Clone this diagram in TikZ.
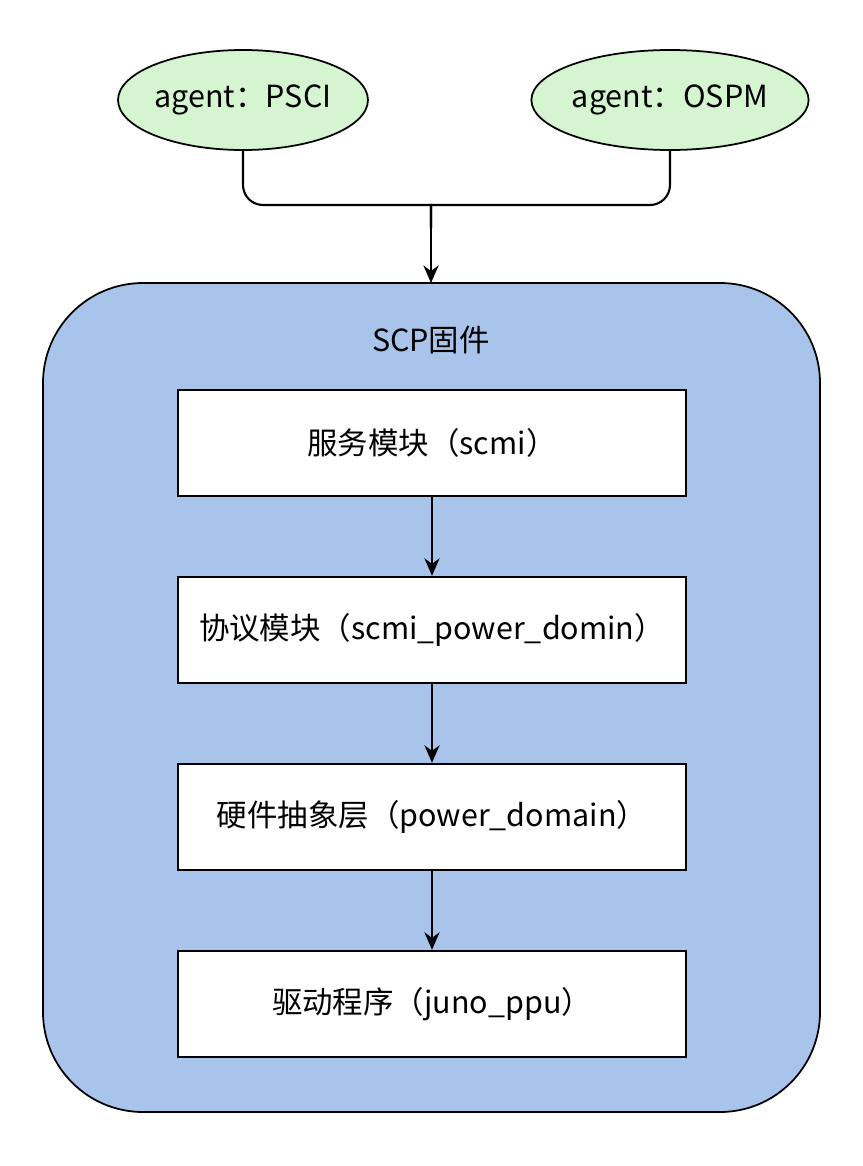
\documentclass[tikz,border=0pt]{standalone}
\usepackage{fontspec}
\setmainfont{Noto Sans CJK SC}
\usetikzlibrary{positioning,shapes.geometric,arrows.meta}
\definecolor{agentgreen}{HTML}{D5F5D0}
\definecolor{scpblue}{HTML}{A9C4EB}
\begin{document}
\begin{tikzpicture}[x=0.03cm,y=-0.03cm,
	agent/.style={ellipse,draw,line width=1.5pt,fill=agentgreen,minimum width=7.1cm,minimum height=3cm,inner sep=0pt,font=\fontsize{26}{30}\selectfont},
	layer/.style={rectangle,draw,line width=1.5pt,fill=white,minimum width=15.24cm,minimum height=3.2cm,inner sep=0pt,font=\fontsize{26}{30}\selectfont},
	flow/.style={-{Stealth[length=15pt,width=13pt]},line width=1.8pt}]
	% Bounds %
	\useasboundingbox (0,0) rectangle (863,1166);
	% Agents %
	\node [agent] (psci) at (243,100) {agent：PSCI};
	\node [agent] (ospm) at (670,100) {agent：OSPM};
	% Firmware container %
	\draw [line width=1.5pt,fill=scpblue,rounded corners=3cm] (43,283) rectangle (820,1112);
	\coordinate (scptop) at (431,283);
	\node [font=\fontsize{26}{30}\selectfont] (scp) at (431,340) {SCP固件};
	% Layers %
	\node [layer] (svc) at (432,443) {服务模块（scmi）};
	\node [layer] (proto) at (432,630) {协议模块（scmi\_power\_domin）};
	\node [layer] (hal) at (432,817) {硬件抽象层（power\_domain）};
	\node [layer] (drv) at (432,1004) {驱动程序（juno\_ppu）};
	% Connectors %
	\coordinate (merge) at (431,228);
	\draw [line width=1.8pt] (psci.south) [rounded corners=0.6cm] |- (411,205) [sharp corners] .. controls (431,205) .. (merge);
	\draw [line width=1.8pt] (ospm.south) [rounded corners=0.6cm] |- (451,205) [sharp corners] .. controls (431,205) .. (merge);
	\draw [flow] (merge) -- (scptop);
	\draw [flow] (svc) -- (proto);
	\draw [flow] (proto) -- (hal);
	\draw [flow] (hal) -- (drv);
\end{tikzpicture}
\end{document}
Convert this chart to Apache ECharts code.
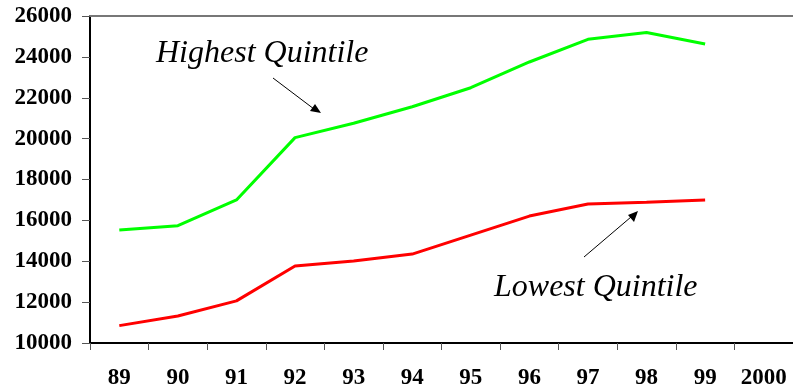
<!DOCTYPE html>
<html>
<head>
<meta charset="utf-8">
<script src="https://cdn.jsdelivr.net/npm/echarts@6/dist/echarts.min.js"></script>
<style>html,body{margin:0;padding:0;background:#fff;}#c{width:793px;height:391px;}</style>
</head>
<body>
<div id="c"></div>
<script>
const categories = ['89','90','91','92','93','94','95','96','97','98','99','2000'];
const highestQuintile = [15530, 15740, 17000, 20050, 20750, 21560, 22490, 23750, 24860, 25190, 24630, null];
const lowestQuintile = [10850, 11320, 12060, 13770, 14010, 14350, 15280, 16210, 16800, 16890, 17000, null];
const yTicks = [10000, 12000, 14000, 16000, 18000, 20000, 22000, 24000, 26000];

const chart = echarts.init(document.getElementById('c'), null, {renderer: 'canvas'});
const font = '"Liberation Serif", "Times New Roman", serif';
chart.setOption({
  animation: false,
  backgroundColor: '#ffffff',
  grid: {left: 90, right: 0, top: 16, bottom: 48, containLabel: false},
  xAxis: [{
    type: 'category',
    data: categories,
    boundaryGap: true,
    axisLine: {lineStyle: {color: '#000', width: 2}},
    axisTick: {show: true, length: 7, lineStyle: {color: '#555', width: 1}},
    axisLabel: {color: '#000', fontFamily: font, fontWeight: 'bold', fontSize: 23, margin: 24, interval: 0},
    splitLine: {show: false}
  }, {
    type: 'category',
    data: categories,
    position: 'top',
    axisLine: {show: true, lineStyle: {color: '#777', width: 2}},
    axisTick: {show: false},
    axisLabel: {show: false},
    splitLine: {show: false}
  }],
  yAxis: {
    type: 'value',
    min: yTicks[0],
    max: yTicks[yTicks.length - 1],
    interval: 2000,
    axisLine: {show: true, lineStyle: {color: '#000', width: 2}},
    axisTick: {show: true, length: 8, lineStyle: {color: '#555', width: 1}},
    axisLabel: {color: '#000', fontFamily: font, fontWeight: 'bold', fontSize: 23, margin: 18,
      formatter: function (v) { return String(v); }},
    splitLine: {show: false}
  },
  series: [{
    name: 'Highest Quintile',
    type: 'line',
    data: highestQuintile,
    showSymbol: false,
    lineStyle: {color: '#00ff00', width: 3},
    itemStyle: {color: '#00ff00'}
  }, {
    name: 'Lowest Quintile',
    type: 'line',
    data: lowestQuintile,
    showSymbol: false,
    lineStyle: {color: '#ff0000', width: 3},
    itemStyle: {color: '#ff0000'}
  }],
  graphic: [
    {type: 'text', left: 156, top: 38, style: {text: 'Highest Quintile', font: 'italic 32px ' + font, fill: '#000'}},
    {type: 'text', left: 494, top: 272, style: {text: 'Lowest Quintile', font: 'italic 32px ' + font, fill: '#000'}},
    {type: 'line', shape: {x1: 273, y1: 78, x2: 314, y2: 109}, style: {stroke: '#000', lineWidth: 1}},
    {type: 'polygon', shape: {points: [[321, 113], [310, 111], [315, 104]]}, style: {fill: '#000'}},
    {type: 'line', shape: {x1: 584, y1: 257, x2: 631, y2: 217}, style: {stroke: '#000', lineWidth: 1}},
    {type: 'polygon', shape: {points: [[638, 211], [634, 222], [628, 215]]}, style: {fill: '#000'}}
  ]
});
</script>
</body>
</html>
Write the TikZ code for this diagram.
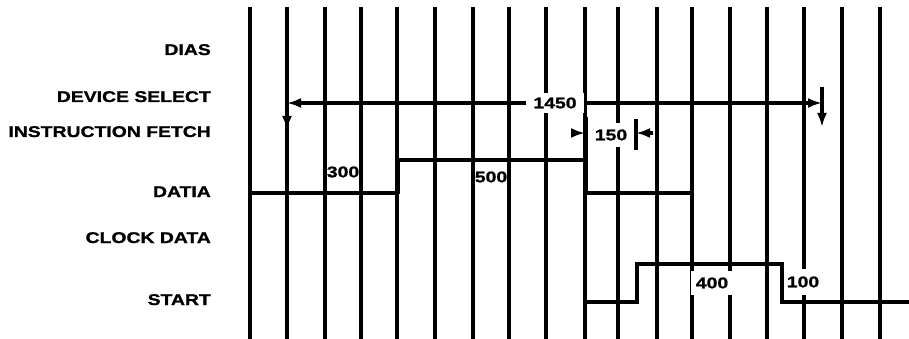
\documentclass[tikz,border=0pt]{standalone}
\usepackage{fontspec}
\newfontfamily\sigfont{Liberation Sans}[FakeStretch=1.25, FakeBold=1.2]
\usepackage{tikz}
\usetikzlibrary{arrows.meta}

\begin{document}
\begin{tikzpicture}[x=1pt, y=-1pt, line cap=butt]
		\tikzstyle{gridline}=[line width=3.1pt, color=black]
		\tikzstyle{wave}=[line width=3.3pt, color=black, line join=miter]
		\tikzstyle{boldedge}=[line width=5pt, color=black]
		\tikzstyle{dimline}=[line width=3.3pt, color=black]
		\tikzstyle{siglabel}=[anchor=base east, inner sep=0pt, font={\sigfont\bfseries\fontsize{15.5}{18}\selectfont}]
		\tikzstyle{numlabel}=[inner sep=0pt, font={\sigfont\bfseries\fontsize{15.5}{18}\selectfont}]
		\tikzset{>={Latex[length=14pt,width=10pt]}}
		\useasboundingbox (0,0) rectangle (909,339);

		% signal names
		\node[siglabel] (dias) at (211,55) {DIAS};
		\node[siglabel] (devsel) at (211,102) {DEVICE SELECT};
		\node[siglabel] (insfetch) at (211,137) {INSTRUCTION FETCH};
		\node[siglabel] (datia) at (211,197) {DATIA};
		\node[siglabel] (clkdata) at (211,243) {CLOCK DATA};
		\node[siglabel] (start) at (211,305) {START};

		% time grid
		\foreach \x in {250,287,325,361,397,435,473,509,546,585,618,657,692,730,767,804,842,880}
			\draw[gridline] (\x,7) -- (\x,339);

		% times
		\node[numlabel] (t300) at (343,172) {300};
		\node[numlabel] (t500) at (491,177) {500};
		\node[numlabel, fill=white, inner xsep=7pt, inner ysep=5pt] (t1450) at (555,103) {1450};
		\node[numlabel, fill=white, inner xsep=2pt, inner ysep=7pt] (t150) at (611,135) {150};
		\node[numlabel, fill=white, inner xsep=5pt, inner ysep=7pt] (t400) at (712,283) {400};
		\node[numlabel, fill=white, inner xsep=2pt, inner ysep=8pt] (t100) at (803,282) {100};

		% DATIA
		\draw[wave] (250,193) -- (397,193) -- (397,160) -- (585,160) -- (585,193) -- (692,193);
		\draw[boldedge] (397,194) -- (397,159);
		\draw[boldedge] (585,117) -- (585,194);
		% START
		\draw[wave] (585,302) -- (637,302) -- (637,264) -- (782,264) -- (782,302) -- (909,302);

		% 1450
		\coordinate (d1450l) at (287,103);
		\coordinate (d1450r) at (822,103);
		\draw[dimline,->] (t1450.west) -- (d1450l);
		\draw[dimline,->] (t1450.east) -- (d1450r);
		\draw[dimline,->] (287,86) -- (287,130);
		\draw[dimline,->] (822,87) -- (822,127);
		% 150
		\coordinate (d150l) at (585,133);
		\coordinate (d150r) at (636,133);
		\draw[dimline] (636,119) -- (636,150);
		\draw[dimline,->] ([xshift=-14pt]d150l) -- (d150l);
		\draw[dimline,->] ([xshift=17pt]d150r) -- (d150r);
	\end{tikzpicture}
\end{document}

++++

Take out nothing but the lines from the one containing "Write the TikZ code for this diagram." to the one containing "xsep=2pt, inner ysep=8pt]", inclusive, retyped exactly. Drop the pictures.

Write the TikZ code for this diagram.
\documentclass[tikz,border=0pt]{standalone}
\usepackage{fontspec}
\newfontfamily\sigfont{Liberation Sans}[FakeStretch=1.25, FakeBold=1.2]
\usepackage{tikz}
\usetikzlibrary{arrows.meta}

\begin{document}
\begin{tikzpicture}[x=1pt, y=-1pt, line cap=butt]
		\tikzstyle{gridline}=[line width=3.1pt, color=black]
		\tikzstyle{wave}=[line width=3.3pt, color=black, line join=miter]
		\tikzstyle{boldedge}=[line width=5pt, color=black]
		\tikzstyle{dimline}=[line width=3.3pt, color=black]
		\tikzstyle{siglabel}=[anchor=base east, inner sep=0pt, font={\sigfont\bfseries\fontsize{15.5}{18}\selectfont}]
		\tikzstyle{numlabel}=[inner sep=0pt, font={\sigfont\bfseries\fontsize{15.5}{18}\selectfont}]
		\tikzset{>={Latex[length=14pt,width=10pt]}}
		\useasboundingbox (0,0) rectangle (909,339);

		% signal names
		\node[siglabel] (dias) at (211,55) {DIAS};
		\node[siglabel] (devsel) at (211,102) {DEVICE SELECT};
		\node[siglabel] (insfetch) at (211,137) {INSTRUCTION FETCH};
		\node[siglabel] (datia) at (211,197) {DATIA};
		\node[siglabel] (clkdata) at (211,243) {CLOCK DATA};
		\node[siglabel] (start) at (211,305) {START};

		% time grid
		\foreach \x in {250,287,325,361,397,435,473,509,546,585,618,657,692,730,767,804,842,880}
			\draw[gridline] (\x,7) -- (\x,339);

		% times
		\node[numlabel] (t300) at (343,172) {300};
		\node[numlabel] (t500) at (491,177) {500};
		\node[numlabel, fill=white, inner xsep=7pt, inner ysep=5pt] (t1450) at (555,103) {1450};
		\node[numlabel, fill=white, inner xsep=2pt, inner ysep=7pt] (t150) at (611,135) {150};
		\node[numlabel, fill=white, inner xsep=5pt, inner ysep=7pt] (t400) at (712,283) {400};
		\node[numlabel, fill=white, inner xsep=2pt, inner ysep=8pt] (t100) at (803,282) {100};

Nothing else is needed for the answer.